Kayıplar, yas ve geriye kalan
Beklenmedik, ani bir kayıp yaşayanların, hele hele bu kayıp "doğal" olmayan şekilde, diyelim bir kaza sonucu, önlenmesi mümkünken olmuşsa muhtemelen hayatları boyunca onlarla kalacak "keşke"leri vardır. Evden beş dakika erken çıksaydım, o telefonu açsaydım, o yoldan değil de diğerinden gitseydim, böyle olacağını bilseydim, tahmin etseydim, fark etseydim, yapabilseydim... Değiştiremeyeceğinizi bilirsiniz ama bu "ihtimaller"e her gün yenileri eklenir. Kaybın acısını, yas duygusunu daha da ağırlaştıran ihtimaller.
"Dalgakıran"da seyiciye kendi yas sürecini anlatan Alex'in durumu da böyle. Alex 30'lu yaşlarında bir fotoğrafçı, bir koca, bir baba. Karısı Helen'a karşı "hayatının aşkı" tanımının eksik kalacağı bir düşkünlüğü, sekiz yaşındaki kızları Lucy ile beraber olabildiğince kusursuz bir hayatları var. Tek bir değiştirilmesi mümkünken değiştirilemeyen anla birlikte alt üst olacak bir mutluluk.
Başladığımız noktada her şey olup bitmiş, Alex seyirciye o andan öncesinden, yaşanırken hiçbir anlamı yokmuş gibi görünen sıradan detaylardan oluşan hayatlarından söz ediyor. O "sıradanlığın", "bugün kayda değer hiçbir şey olmadı" duygusunun aslında insana iyi gelen, güven veren bir yanı vardır ya; kötü bir şey olmamıştır, her şey yerli yerindedir, bir eksiğiniz yoktur. Alex'in hikâyesi o sıradan anlardan her şeyin karanlığa büründüğü yaz tatiline doğru ilerliyor.

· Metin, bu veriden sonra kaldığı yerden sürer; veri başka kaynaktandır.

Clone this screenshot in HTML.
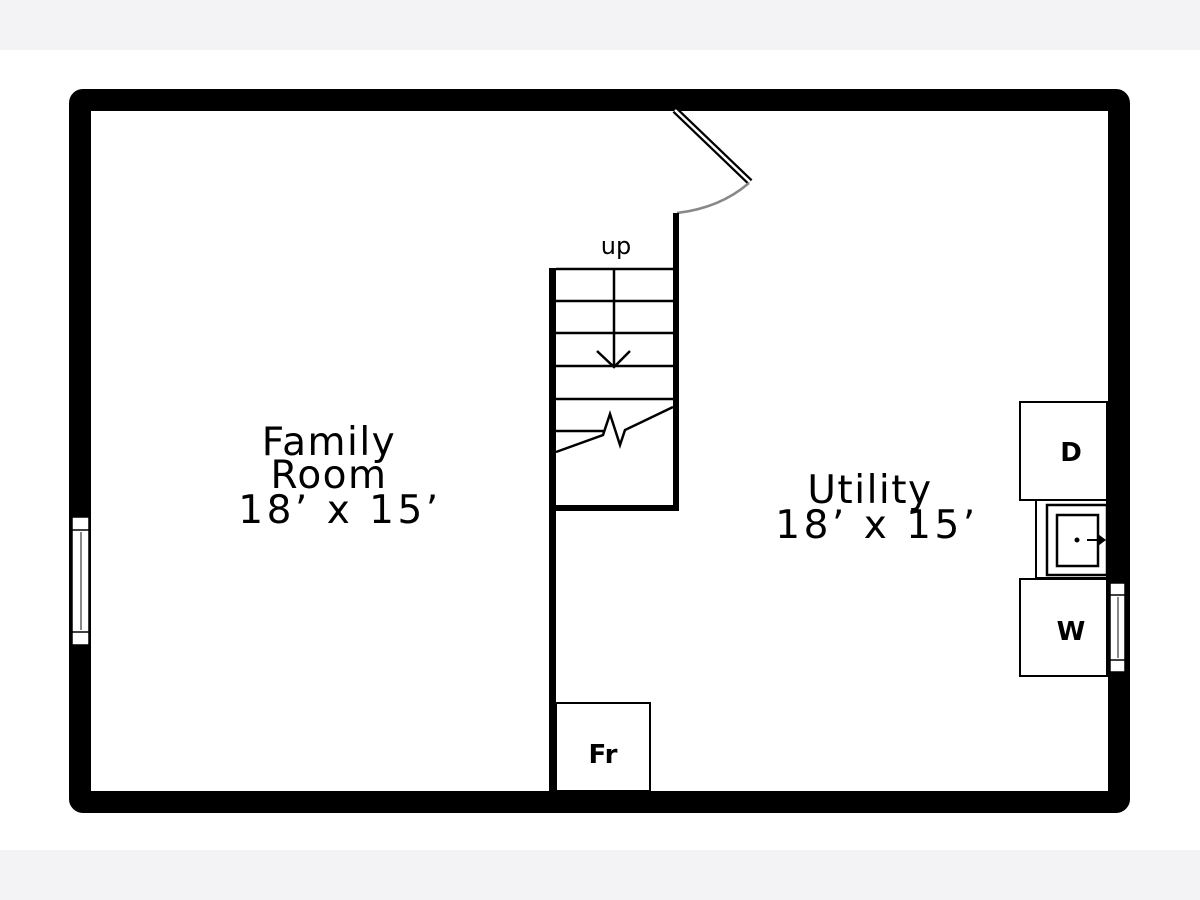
<!DOCTYPE html>
<html><head><meta charset="utf-8"><style>
html,body{margin:0;padding:0;background:#fff;}
svg{display:block}
text{font-family:"DejaVu Sans","Liberation Sans",sans-serif;fill:#000}
</style></head><body>
<svg width="1200" height="900" viewBox="0 0 1200 900" xmlns="http://www.w3.org/2000/svg">
<rect x="0" y="0" width="1200" height="50" fill="#f3f3f5"/>
<rect x="0" y="850" width="1200" height="50" fill="#f3f3f5"/>
<rect x="0" y="50" width="1200" height="800" fill="#fff"/>
<rect x="80" y="100" width="1039" height="702" fill="none" stroke="#000" stroke-width="22" rx="3"/>
<!-- left window -->
<rect x="72" y="517" width="17" height="128" fill="#fff" stroke="#000" stroke-width="1.5"/>
<rect x="72" y="530" width="17" height="102" fill="#fff" stroke="#000" stroke-width="1.5"/>
<line x1="81" y1="532" x2="81" y2="630" stroke="#888" stroke-width="2"/>
<!-- right window -->
<rect x="1110" y="583" width="15" height="89" fill="#fff" stroke="#000" stroke-width="1.5"/>
<rect x="1110" y="595" width="15" height="65" fill="#fff" stroke="#000" stroke-width="1.5"/>
<line x1="1118" y1="597" x2="1118" y2="658" stroke="#888" stroke-width="2"/>
<!-- door -->
<line x1="675" y1="110" x2="750" y2="182" stroke="#000" stroke-width="7"/>
<line x1="675" y1="110" x2="750" y2="182" stroke="#fff" stroke-width="2.5"/>
<path d="M749 183 Q720 208 677 213" fill="none" stroke="#888" stroke-width="2.5"/>
<!-- stair walls -->
<rect x="549" y="268" width="7" height="523" fill="#000"/>
<rect x="673" y="213" width="6" height="298" fill="#000"/>
<rect x="549" y="505" width="130" height="6" fill="#000"/>
<g stroke="#000" stroke-width="2.5">
<line x1="556" y1="269" x2="673" y2="269"/>
<line x1="556" y1="301" x2="673" y2="301"/>
<line x1="556" y1="333" x2="673" y2="333"/>
<line x1="556" y1="366" x2="673" y2="366"/>
<line x1="556" y1="399" x2="673" y2="399"/>
<line x1="556" y1="431" x2="604" y2="431"/>
<line x1="614" y1="269" x2="614" y2="367"/>
</g>
<polyline points="597,351 614,367 630,351" fill="none" stroke="#000" stroke-width="2.5"/>
<polyline points="556,452 603,435 610,414 620,445 625,430 673,407" fill="none" stroke="#000" stroke-width="2.5"/>
<text x="616" y="254" font-size="24" text-anchor="middle">up</text>
<!-- Fr -->
<rect x="556" y="703" width="94" height="88" fill="none" stroke="#000" stroke-width="2"/>
<text x="603" y="763" font-size="26" text-anchor="middle" font-weight="bold">Fr</text>
<!-- D -->
<rect x="1020" y="402" width="87" height="98" fill="none" stroke="#000" stroke-width="2"/>
<text x="1071" y="461" font-size="26" text-anchor="middle" font-weight="bold">D</text>
<!-- sink -->
<rect x="1036" y="500" width="71" height="78" fill="none" stroke="#000" stroke-width="2"/>
<rect x="1047" y="505" width="60" height="70" fill="none" stroke="#000" stroke-width="2.5"/>
<rect x="1057" y="515" width="41" height="51" fill="none" stroke="#000" stroke-width="2.5"/>
<circle cx="1077" cy="540" r="2.5" fill="#000"/>
<line x1="1087" y1="540" x2="1100" y2="540" stroke="#000" stroke-width="2"/>
<polygon points="1098,534 1106,540 1098,546" fill="#000"/>
<!-- W -->
<rect x="1020" y="579" width="87" height="97" fill="none" stroke="#000" stroke-width="2"/>
<text x="1071" y="640" font-size="26" text-anchor="middle" font-weight="bold">W</text>
<!-- room labels -->
<text x="329" y="455" font-size="39" text-anchor="middle" letter-spacing="1.5">Family</text>
<text x="329" y="488" font-size="39" text-anchor="middle" letter-spacing="1.5">Room</text>
<text x="340" y="523" font-size="39" text-anchor="middle" letter-spacing="3.5">18’ x 15’</text>
<text x="870" y="503" font-size="39" text-anchor="middle" letter-spacing="1.5">Utility</text>
<text x="877" y="538" font-size="39" text-anchor="middle" letter-spacing="3.5">18’ x 15’</text>
</svg>
</body></html>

Oyun yazarı Simon Stephens'ın aktör Andrew Scott için özel olarak yazdığı kısa monolog "Sea Wall / Dalgakıran", 2008 yılında İngiltere'de sahnelendiğinde büyük ilgi görmüş, daha sonra bir aktörün tek kişilik sahne deneyiminin kameraya aktarılması konusunda ders niteliği taşıyan filmi de yapılmıştı. Özellikle KOVID-19 ile beraber dünya topluca yas duygusuyla yüzleşir ve insanlar tiyatroyla çevrimiçi yollarla hasret gidermeye çalışırken bu kayıt da seyircinin göz bebeği hâline geldi.
"Dalgakıran" şu anda İstanbul'da Craft Tiyatro'da Çağ Çalışkur'un rejisi ve Serkan Altunorak'ın performansıyla seyirciyle buluşuyor. Topluluğun yeni evi Yapı Kredi bomontiada x Craft'ın ilk oyunu olarak. Seyirci salona girdiğinde Serkan Altunorak'ı başka koşullarda insanı ferahlatacak bir maviliğin içinde (Başarılı dekor tasarımı Deniz Göktürk Kobanbay imzalı) acısıyla baş başa buluyor. Alex biraz sonra anlatmaya başlayacak ve önce gülümseten, sonra iç yakan detaylardan söz ederek seyirciyi gelmekte olduğu hissedilen finale götürecek, onu da yavaş yavaş yasının içine çekecek. Aslında biraz fazla "yavaş" yapacak bunu. Craft'ın oyununun süresi 60 dakika. Andrew Scott'un oynadığı oyun, eleştirilerde "insanı alt üst eden 30 dakikalık performans" diye tanımlanıyor, zaten filmin süresi de 33 dakika. Oyunun asla çeviri duygusu vermeyen, su gibi akan Türkçesinde de Balım Kar ile birlikte imzası olan yönetmen Çağ Çalışkur, Alex'in zaten ağır ağır açılan hikâyesinin sindire sindire, uzun eslerle anlatılmasını tercih etmiş. Ama bu seyirciyi zorlayan, durumu kavrayıp duyguya ortak olmasını geciktiren ve dikkatini dağıtan bir tercih bana göre. Bunun dışında son derece insani, hepimize dair bir duyguyu sade ve açık bir dille anlatan, Serkan Altunorak tarafından da incelikle aktarılan bir oyun, "Dalgakıran". 7 Mayıs'a kadar her cumartesi ve pazartesi oynanıyor (Cumartesi 18.00 ve 20.30 olmak üzere iki seans). Yaslar ve kayıplar bu kadar yakınımızda, hayatımızın içindeyken, bu duyguda olsun ortaklaşmak için izlemeye değer.